The door is always open for discussions and the government will listen to the industry’s advice “but you can’t just expect us to solve that challenge”.
That was Agriculture Minister Damien O’Connor’s answer to a question about the thorny issue of progression and succession at last month’s Federation Farmers National Council meeting.
“We know it’s a major problem for people in the sector. We want to see the best people come in, and we’d like to help develop that pathway but ultimately it has to come from your sector,” O’Connor said.
To a suggestion of some sort of rural bank being set up by government, his response was blunt: “Like bloody hell”.
The Minister acknowledged the reduction of opportunities through changes to the sharemilking system and suggested land values were a big part of the problem.
There are entities now with five or 10 farms that are worth $80m-$100m – “maybe more”.
Their owners, or perhaps their children, may want to sell. With effectively negative interest rates in Europe for a number of years there are trillions of dollars looking for a safe place to park and get some sort of return.
“We’re ripe for the plucking. When we [Labour] came in, the door was open and we changed that. No foreigners buying farms, except for a few for forestry and we’re dealing with that. We closed the door [on foreigners buying] houses as well.”
O’Connor said 2 percent for some of those overseas investors would be considered a good return “yet a young Kiwi or someone else looking to buy that farm can’t compete with that low cost of capital”.
The government was open to sitting down with bankers and anyone else to try and come up with different equity structures that provide pathways “but ultimately, it’s at the top end of your sectors where those decisions have to be made.
“There will be some people wanting to get out who are seeking $10 million or $15 million for their farm but it might not be worth that. They might have to take the cut because the young person coming in, even with an appropriate level of equity, might find that the figures simply don’t stack up.”
Answering another Feds’ delegates question, the Minister said he was certainly in favour of enabling young people looking to buy their first farm to use their Kiwisaver funds.
O’Connor had another piece of advice on the topic of getting new blood into farming and that was to use the platform that younger generation had grown up with – social media.
“I want to say thanks to the people in agriculture who tell their positive stories, their work for the environment and so on, on social media, even just the stories about what you do on farm every day.
“There’s a lot of misunderstanding about what happens on farms, even among New Zealanders. The more we can explain it, the better off we’ll be.
“From what interaction I’ve had with the younger generation it’s clear they don’t want to be around negativity. If all they’re hearing is the negative side of our industry, they won’t want to know us.”
As “the most noble industry”, producing food vital to human existence, we’ve got great stories to tell and O’Connor suggested it was past time that Team Ag co-operated on a strategy to tell our stories more effectively.
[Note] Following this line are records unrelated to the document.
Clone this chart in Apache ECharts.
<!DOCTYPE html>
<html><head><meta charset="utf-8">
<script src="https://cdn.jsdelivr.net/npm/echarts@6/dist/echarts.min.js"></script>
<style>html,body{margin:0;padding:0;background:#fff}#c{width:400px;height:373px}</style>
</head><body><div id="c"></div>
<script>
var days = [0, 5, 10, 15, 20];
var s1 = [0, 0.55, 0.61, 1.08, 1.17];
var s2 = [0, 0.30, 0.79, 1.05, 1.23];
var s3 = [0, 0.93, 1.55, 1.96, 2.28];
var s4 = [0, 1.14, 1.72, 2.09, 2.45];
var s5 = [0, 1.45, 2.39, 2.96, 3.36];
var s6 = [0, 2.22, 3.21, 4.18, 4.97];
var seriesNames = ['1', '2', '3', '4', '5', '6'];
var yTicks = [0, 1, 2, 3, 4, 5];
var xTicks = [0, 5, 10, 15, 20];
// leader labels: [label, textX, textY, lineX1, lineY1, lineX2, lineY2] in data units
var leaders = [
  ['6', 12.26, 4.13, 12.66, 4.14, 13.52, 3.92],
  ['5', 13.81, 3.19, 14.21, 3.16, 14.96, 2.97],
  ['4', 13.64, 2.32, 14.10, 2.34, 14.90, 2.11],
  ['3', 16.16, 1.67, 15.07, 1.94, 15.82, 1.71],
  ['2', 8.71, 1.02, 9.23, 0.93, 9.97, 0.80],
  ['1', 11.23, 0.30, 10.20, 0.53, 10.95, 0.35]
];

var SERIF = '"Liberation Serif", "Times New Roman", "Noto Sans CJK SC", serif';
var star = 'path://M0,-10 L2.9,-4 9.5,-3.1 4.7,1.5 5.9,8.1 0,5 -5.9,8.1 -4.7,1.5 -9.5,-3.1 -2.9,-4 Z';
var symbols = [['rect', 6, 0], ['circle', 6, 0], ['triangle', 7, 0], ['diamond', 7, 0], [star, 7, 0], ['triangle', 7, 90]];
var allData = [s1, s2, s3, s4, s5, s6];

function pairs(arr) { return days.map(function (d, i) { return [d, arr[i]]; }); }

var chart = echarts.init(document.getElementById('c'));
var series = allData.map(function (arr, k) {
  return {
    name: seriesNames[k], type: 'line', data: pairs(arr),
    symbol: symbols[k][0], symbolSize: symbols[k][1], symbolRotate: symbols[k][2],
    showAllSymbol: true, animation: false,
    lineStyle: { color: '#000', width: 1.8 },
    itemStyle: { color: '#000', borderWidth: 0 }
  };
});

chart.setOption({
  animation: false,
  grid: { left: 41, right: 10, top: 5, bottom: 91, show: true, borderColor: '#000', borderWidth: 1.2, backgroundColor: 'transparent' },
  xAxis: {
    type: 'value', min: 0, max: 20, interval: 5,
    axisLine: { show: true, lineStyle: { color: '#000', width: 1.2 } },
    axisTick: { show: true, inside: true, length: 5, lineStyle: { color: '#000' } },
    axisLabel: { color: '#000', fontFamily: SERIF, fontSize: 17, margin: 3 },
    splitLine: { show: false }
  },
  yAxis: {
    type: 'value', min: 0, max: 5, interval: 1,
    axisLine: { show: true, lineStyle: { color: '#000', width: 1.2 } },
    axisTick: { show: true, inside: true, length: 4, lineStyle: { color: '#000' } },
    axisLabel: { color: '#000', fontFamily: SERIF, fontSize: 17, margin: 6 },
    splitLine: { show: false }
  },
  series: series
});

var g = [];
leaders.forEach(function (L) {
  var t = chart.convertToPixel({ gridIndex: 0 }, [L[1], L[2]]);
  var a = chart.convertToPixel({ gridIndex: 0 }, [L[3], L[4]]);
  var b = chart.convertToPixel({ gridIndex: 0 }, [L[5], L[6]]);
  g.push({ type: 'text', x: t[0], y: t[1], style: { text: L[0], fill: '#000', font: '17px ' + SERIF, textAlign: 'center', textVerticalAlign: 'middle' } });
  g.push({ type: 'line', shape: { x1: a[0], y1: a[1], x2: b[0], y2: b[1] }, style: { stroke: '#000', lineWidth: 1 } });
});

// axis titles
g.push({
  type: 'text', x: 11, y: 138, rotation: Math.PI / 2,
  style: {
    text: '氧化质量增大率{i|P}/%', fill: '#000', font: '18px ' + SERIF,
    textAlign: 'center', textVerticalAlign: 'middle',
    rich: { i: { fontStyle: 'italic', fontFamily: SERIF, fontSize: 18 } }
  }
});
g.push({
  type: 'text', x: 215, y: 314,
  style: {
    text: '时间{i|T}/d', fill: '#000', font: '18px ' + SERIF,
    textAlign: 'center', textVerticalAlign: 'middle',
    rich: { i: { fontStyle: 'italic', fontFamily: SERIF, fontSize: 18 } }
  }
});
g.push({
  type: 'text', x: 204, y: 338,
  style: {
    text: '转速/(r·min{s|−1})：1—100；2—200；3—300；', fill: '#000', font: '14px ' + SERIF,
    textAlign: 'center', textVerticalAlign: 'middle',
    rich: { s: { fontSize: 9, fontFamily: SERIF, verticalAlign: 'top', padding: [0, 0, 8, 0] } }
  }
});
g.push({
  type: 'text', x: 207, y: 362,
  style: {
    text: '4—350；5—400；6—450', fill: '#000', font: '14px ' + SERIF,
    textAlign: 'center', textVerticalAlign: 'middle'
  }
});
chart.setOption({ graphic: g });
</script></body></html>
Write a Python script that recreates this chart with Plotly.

Other messages from the Minister:
On freshwater regulation…
It’s hard to point to any on-farm practice that’s not far better than it was 15 years ago. But we’ve had intensification of land use and the quantum of the load of nutrients in some areas has got to the point where it is affecting waterways, O’Connor said.
“That’s what we’re trying to address. The proposals rolled out had a number of flaws in them, that’s all I’ll say….We’re going to work through those and get to a sensible position.”
Ever higher stock rates is not the answer, “it’s getting more for what you do. If you have less but produce the same returns, then that’s good for everyone. How you do that is something I don’t think any government wants to intervene in more than is absolutely necessary.
“There were a couple of things we over-reached in in the water proposals. We accept that. Watch this space.”
On research and development…
O’Connor said the competitive model set up for R&D, with LandCare, Agresearch and all of the other crown research institutes having to spend a lot of time bidding for funding for projects “quite frankly is inefficient. It’s not collaborative; we have duplication.”
The government is considering the report from the review of the CRIs done last year. The Minister was confident agricultural R&D would continue to get its share of funding.
Part of the challenge was to get out to industry – to farmers – the knowledge and research already gathered. The Minister said he sometimes asked questions to do with soil and water and officials can’t answer him. “I think the information is probably at Lincoln but it has to be able to be accessed.”
On Federated Farmers…
Describing himself and his siblings as “Federated Farmers orphans” at times, with their dad often away at Feds meetings, O’Connor said he has been criticised in the past for saying he didn’t want to be the farmer’s friend. “No, I want to be your staunchest advocate for a sustainable system, that encourages young people to look to us for a future.”
Acknowledging the delegates who had travelled to Wellington for National Council, the Minister said he’d had his “scraps” with Feds from time to time, “and still will.
“But this is a really crucial organisation. It is the pre-eminent organisation representing farmers. We’ve got industry bodies and they do a really good job too. It’s not either/or, it’s all.”